OBJECTIVE: All entries below need to be written out exactly, but without their pictures.

TASK MATERIAL:
******************************

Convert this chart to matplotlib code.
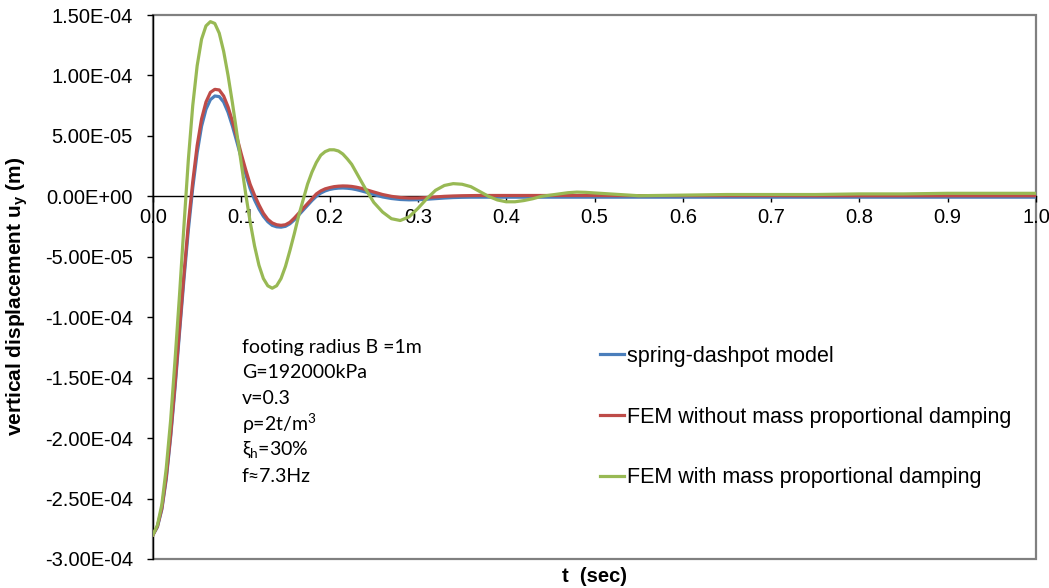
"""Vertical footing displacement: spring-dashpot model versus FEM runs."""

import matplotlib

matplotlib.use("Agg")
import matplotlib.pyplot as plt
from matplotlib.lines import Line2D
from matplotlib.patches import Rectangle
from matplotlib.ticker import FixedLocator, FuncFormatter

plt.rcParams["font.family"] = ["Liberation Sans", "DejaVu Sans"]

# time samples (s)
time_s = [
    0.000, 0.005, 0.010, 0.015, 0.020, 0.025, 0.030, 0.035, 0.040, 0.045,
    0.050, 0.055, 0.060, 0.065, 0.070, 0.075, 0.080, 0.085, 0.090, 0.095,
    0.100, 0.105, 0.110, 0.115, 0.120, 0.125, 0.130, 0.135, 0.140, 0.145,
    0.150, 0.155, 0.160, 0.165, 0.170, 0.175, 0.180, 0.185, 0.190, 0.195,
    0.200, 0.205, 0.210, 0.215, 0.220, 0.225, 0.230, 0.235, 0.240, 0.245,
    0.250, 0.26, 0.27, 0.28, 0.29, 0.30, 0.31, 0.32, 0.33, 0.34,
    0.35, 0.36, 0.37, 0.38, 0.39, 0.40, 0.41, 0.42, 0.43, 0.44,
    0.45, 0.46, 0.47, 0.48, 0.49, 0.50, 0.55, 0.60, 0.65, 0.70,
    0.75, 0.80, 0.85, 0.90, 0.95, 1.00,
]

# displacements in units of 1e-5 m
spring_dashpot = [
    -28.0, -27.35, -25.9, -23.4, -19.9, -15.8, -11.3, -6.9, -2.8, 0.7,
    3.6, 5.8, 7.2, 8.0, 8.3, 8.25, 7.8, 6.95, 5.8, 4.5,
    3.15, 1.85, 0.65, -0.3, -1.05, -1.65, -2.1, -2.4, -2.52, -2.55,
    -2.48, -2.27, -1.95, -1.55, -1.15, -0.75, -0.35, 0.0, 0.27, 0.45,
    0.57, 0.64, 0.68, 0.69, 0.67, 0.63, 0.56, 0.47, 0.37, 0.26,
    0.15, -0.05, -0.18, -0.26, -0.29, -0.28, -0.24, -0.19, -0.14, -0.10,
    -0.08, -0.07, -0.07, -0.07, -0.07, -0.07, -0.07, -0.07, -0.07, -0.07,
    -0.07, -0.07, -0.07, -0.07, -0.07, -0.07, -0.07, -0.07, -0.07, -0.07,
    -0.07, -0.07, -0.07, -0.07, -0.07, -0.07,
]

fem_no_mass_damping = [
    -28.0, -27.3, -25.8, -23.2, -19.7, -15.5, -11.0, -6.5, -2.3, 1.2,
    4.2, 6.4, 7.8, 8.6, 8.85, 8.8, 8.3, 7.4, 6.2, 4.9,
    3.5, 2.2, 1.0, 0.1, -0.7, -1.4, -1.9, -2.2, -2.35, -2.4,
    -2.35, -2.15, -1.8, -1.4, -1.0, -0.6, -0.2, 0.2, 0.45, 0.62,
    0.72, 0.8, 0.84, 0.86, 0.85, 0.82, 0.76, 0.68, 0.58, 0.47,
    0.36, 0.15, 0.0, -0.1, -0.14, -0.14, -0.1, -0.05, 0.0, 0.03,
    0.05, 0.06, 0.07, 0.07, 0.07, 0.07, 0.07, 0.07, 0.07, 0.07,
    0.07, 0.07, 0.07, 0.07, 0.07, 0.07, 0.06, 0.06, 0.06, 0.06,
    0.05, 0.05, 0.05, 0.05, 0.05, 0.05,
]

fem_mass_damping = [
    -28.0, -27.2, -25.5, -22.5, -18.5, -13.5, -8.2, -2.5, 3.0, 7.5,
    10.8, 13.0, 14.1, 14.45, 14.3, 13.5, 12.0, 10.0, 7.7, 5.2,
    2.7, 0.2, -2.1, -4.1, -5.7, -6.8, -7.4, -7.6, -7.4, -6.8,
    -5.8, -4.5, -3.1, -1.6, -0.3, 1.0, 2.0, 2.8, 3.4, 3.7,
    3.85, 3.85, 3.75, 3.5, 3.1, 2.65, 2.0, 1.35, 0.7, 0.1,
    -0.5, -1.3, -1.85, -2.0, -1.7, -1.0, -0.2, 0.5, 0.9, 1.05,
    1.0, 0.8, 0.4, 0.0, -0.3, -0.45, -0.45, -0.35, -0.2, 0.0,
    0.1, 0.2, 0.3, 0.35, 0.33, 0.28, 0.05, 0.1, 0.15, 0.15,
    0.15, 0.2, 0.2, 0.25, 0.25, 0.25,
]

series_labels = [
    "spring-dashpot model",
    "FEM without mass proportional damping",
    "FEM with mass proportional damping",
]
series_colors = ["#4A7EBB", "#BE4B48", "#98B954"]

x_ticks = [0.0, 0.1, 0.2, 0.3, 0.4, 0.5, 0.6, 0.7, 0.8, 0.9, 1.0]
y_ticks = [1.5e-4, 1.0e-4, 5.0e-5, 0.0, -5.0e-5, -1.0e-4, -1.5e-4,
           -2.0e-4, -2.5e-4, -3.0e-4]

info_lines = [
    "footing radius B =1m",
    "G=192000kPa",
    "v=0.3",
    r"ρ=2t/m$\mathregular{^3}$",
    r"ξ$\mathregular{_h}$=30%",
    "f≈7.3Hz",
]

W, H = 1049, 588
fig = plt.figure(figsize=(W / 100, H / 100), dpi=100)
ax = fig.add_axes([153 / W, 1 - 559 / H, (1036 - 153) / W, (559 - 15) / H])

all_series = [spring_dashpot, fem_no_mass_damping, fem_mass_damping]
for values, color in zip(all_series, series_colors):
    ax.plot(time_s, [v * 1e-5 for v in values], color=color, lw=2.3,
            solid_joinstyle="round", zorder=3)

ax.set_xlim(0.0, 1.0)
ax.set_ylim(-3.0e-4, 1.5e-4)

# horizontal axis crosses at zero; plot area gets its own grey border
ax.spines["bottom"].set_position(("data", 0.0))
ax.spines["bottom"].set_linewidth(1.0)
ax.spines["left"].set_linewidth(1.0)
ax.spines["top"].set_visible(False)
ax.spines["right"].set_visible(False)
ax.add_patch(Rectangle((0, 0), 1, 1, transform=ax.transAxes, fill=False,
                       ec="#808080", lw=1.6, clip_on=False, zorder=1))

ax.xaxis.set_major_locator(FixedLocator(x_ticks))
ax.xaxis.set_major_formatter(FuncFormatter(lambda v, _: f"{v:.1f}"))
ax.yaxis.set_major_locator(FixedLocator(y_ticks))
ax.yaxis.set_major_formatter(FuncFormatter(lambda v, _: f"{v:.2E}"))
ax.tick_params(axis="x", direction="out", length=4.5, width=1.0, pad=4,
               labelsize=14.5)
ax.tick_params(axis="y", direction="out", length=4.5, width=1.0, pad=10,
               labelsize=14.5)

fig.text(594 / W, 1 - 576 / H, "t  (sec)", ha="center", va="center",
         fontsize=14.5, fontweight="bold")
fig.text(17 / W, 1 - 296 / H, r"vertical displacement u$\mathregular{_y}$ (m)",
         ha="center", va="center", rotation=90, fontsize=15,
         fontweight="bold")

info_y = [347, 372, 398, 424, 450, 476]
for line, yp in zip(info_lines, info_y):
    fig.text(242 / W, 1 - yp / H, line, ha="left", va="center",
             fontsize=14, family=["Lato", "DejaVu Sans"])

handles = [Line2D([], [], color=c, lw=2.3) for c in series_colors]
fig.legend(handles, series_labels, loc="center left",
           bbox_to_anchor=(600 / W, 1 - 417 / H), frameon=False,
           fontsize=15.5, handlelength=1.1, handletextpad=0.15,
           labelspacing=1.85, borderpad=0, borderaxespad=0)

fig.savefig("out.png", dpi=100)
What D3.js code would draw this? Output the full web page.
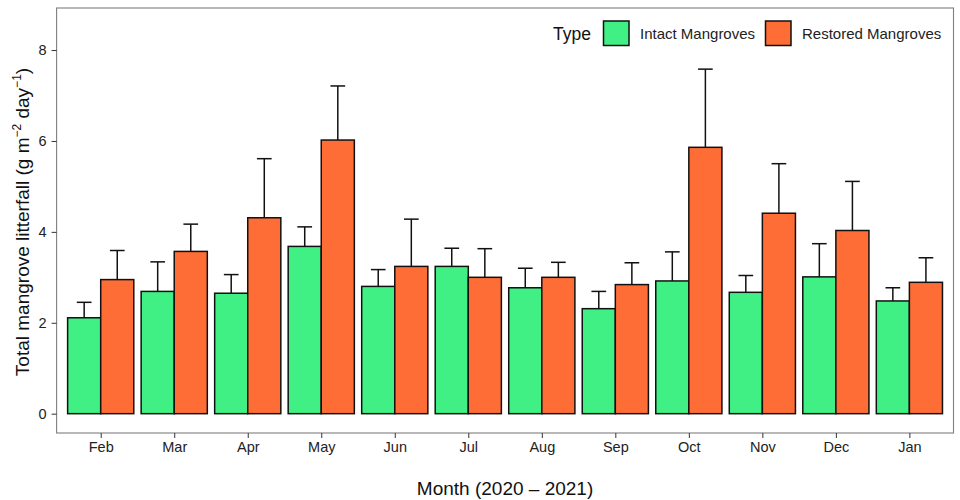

******************************

RESULT OF THIS TASK:
Convert this chart to matplotlib code.
"""Vertical footing displacement: spring-dashpot model versus FEM runs."""

import matplotlib

matplotlib.use("Agg")
import matplotlib.pyplot as plt
from matplotlib.lines import Line2D
from matplotlib.patches import Rectangle
from matplotlib.ticker import FixedLocator, FuncFormatter

plt.rcParams["font.family"] = ["Liberation Sans", "DejaVu Sans"]

# time samples (s)
time_s = [
    0.000, 0.005, 0.010, 0.015, 0.020, 0.025, 0.030, 0.035, 0.040, 0.045,
    0.050, 0.055, 0.060, 0.065, 0.070, 0.075, 0.080, 0.085, 0.090, 0.095,
    0.100, 0.105, 0.110, 0.115, 0.120, 0.125, 0.130, 0.135, 0.140, 0.145,
    0.150, 0.155, 0.160, 0.165, 0.170, 0.175, 0.180, 0.185, 0.190, 0.195,
    0.200, 0.205, 0.210, 0.215, 0.220, 0.225, 0.230, 0.235, 0.240, 0.245,
    0.250, 0.26, 0.27, 0.28, 0.29, 0.30, 0.31, 0.32, 0.33, 0.34,
    0.35, 0.36, 0.37, 0.38, 0.39, 0.40, 0.41, 0.42, 0.43, 0.44,
    0.45, 0.46, 0.47, 0.48, 0.49, 0.50, 0.55, 0.60, 0.65, 0.70,
    0.75, 0.80, 0.85, 0.90, 0.95, 1.00,
]

# displacements in units of 1e-5 m
spring_dashpot = [
    -28.0, -27.35, -25.9, -23.4, -19.9, -15.8, -11.3, -6.9, -2.8, 0.7,
    3.6, 5.8, 7.2, 8.0, 8.3, 8.25, 7.8, 6.95, 5.8, 4.5,
    3.15, 1.85, 0.65, -0.3, -1.05, -1.65, -2.1, -2.4, -2.52, -2.55,
    -2.48, -2.27, -1.95, -1.55, -1.15, -0.75, -0.35, 0.0, 0.27, 0.45,
    0.57, 0.64, 0.68, 0.69, 0.67, 0.63, 0.56, 0.47, 0.37, 0.26,
    0.15, -0.05, -0.18, -0.26, -0.29, -0.28, -0.24, -0.19, -0.14, -0.10,
    -0.08, -0.07, -0.07, -0.07, -0.07, -0.07, -0.07, -0.07, -0.07, -0.07,
    -0.07, -0.07, -0.07, -0.07, -0.07, -0.07, -0.07, -0.07, -0.07, -0.07,
    -0.07, -0.07, -0.07, -0.07, -0.07, -0.07,
]

fem_no_mass_damping = [
    -28.0, -27.3, -25.8, -23.2, -19.7, -15.5, -11.0, -6.5, -2.3, 1.2,
    4.2, 6.4, 7.8, 8.6, 8.85, 8.8, 8.3, 7.4, 6.2, 4.9,
    3.5, 2.2, 1.0, 0.1, -0.7, -1.4, -1.9, -2.2, -2.35, -2.4,
    -2.35, -2.15, -1.8, -1.4, -1.0, -0.6, -0.2, 0.2, 0.45, 0.62,
    0.72, 0.8, 0.84, 0.86, 0.85, 0.82, 0.76, 0.68, 0.58, 0.47,
    0.36, 0.15, 0.0, -0.1, -0.14, -0.14, -0.1, -0.05, 0.0, 0.03,
    0.05, 0.06, 0.07, 0.07, 0.07, 0.07, 0.07, 0.07, 0.07, 0.07,
    0.07, 0.07, 0.07, 0.07, 0.07, 0.07, 0.06, 0.06, 0.06, 0.06,
    0.05, 0.05, 0.05, 0.05, 0.05, 0.05,
]

fem_mass_damping = [
    -28.0, -27.2, -25.5, -22.5, -18.5, -13.5, -8.2, -2.5, 3.0, 7.5,
    10.8, 13.0, 14.1, 14.45, 14.3, 13.5, 12.0, 10.0, 7.7, 5.2,
    2.7, 0.2, -2.1, -4.1, -5.7, -6.8, -7.4, -7.6, -7.4, -6.8,
    -5.8, -4.5, -3.1, -1.6, -0.3, 1.0, 2.0, 2.8, 3.4, 3.7,
    3.85, 3.85, 3.75, 3.5, 3.1, 2.65, 2.0, 1.35, 0.7, 0.1,
    -0.5, -1.3, -1.85, -2.0, -1.7, -1.0, -0.2, 0.5, 0.9, 1.05,
    1.0, 0.8, 0.4, 0.0, -0.3, -0.45, -0.45, -0.35, -0.2, 0.0,
    0.1, 0.2, 0.3, 0.35, 0.33, 0.28, 0.05, 0.1, 0.15, 0.15,
    0.15, 0.2, 0.2, 0.25, 0.25, 0.25,
]

series_labels = [
    "spring-dashpot model",
    "FEM without mass proportional damping",
    "FEM with mass proportional damping",
]
series_colors = ["#4A7EBB", "#BE4B48", "#98B954"]

x_ticks = [0.0, 0.1, 0.2, 0.3, 0.4, 0.5, 0.6, 0.7, 0.8, 0.9, 1.0]
y_ticks = [1.5e-4, 1.0e-4, 5.0e-5, 0.0, -5.0e-5, -1.0e-4, -1.5e-4,
           -2.0e-4, -2.5e-4, -3.0e-4]

info_lines = [
    "footing radius B =1m",
    "G=192000kPa",
    "v=0.3",
    r"ρ=2t/m$\mathregular{^3}$",
    r"ξ$\mathregular{_h}$=30%",
    "f≈7.3Hz",
]

W, H = 1049, 588
fig = plt.figure(figsize=(W / 100, H / 100), dpi=100)
ax = fig.add_axes([153 / W, 1 - 559 / H, (1036 - 153) / W, (559 - 15) / H])

all_series = [spring_dashpot, fem_no_mass_damping, fem_mass_damping]
for values, color in zip(all_series, series_colors):
    ax.plot(time_s, [v * 1e-5 for v in values], color=color, lw=2.3,
            solid_joinstyle="round", zorder=3)

ax.set_xlim(0.0, 1.0)
ax.set_ylim(-3.0e-4, 1.5e-4)

# horizontal axis crosses at zero; plot area gets its own grey border
ax.spines["bottom"].set_position(("data", 0.0))
ax.spines["bottom"].set_linewidth(1.0)
ax.spines["left"].set_linewidth(1.0)
ax.spines["top"].set_visible(False)
ax.spines["right"].set_visible(False)
ax.add_patch(Rectangle((0, 0), 1, 1, transform=ax.transAxes, fill=False,
                       ec="#808080", lw=1.6, clip_on=False, zorder=1))

ax.xaxis.set_major_locator(FixedLocator(x_ticks))
ax.xaxis.set_major_formatter(FuncFormatter(lambda v, _: f"{v:.1f}"))
ax.yaxis.set_major_locator(FixedLocator(y_ticks))
ax.yaxis.set_major_formatter(FuncFormatter(lambda v, _: f"{v:.2E}"))
ax.tick_params(axis="x", direction="out", length=4.5, width=1.0, pad=4,
               labelsize=14.5)
ax.tick_params(axis="y", direction="out", length=4.5, width=1.0, pad=10,
               labelsize=14.5)

fig.text(594 / W, 1 - 576 / H, "t  (sec)", ha="center", va="center",
         fontsize=14.5, fontweight="bold")
fig.text(17 / W, 1 - 296 / H, r"vertical displacement u$\mathregular{_y}$ (m)",
         ha="center", va="center", rotation=90, fontsize=15,
         fontweight="bold")

info_y = [347, 372, 398, 424, 450, 476]
for line, yp in zip(info_lines, info_y):
    fig.text(242 / W, 1 - yp / H, line, ha="left", va="center",
             fontsize=14, family=["Lato", "DejaVu Sans"])

handles = [Line2D([], [], color=c, lw=2.3) for c in series_colors]
fig.legend(handles, series_labels, loc="center left",
           bbox_to_anchor=(600 / W, 1 - 417 / H), frameon=False,
           fontsize=15.5, handlelength=1.1, handletextpad=0.15,
           labelspacing=1.85, borderpad=0, borderaxespad=0)

fig.savefig("out.png", dpi=100)
What D3.js code would draw this? Output the full web page.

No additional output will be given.